A senior British officer said Northern Ireland is one-fifth the size of Helmand, yet at the height of the Troubles in the 1970s and 1980s the British Army committed 20,000 troops to wage a war against a much smaller enemy force. There are currently a little over 8000 British personnel garrisoned in Helmand.
Operation Banner, the army's term in Northern Ireland, began in 1969 and ended in 2007, the longest operational tour of duty in British Army history.
As the Black Watch prepare for a six-month tour in Helmand next year, the officer asked: "Do we really want to find ourselves involved in a draining commitment which could last up to 30 years? Because if the answer is yes' we're going to need more assets or fewer commitments elsewhere.
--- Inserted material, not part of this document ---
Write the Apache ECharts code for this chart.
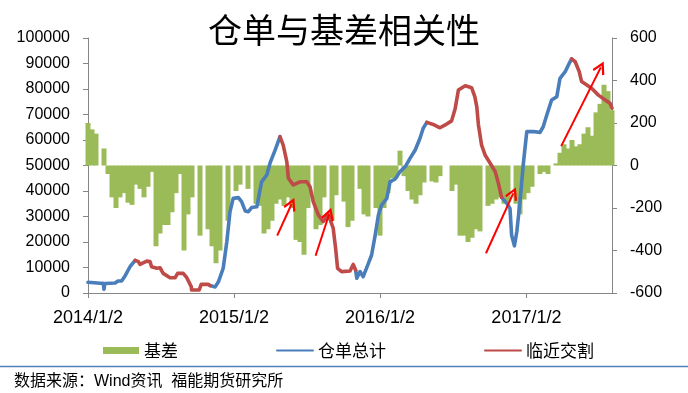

One thing is certain: we lack sufficient ground troops and our air support in Helmand is pitiful."
His fears were echoed by the Chief of the Defence Staff, Air Chief Marshall Sir Jock Stirrup, who warned that the end of the British presence in Basra in Iraq would not necessarily provide a magic wand for him and his planners.
"We're currently doing more than we're structured or resourced for over the long term," he told an audience at the Royal United Services Institute, a Whitehall-based think tank. "We cannot simply make a one-for-one transfer from Iraq to Afghanistan."
Military analysts also fear the tours of duty in Helmand will not be as successful as in Northern Ireland because the army is failing to win the hearts and minds of the local population.
According to Dr Daniel Marston, a counterinsurgency warfare specialist, the army will have to relearn the lessons of Northern Ireland if it is ever going to be successful in Afghanistan.
When units were first deployed two years ago, the British government insisted that they would be engaged in peace enforcement and anti-narcotic roles. The reality was that they were involved in a vicious counter-insurgency war for which they were neither equipped nor trained.
Marston told an invited audience at the National Press Club in Washington: "This frame of the mission was primarily a matter of political expediency because if you talk about a counterinsurgency campaign, you're talking 20, 30 years."
There were also calls last week to extend the length of each British brigade's deployment from six to 12 months in order to provide operational continuity and to ease the problem of engaging the local communities. According to General Sir Michael Rose, the British commander of the UN forces in Bosnia in 1994, the extension would allow the local population "to develop confidence in those who they can never properly get to know".
However, a Ministry of Defence spokesman denied there were any plans to extend deployments, insisting that it was "never going to happen".
"There are a number of very sensible reasons why you wouldn't want to do that, not least the mental health factor. It's proven that if you deploy people for more than six months then the risk of mental health increases dramatically," he added.
Speaking in Musa Qala, the nearest point to the frontline a British prime minister has ever visited, Brown warned: "There is a line of terror that leads from the Pakistan and Afghanistan mountains to the streets of our capital city and our towns if we allow the Taliban and al-Qaeda to flourish." He said this was why British armed forces are in Afghanistan.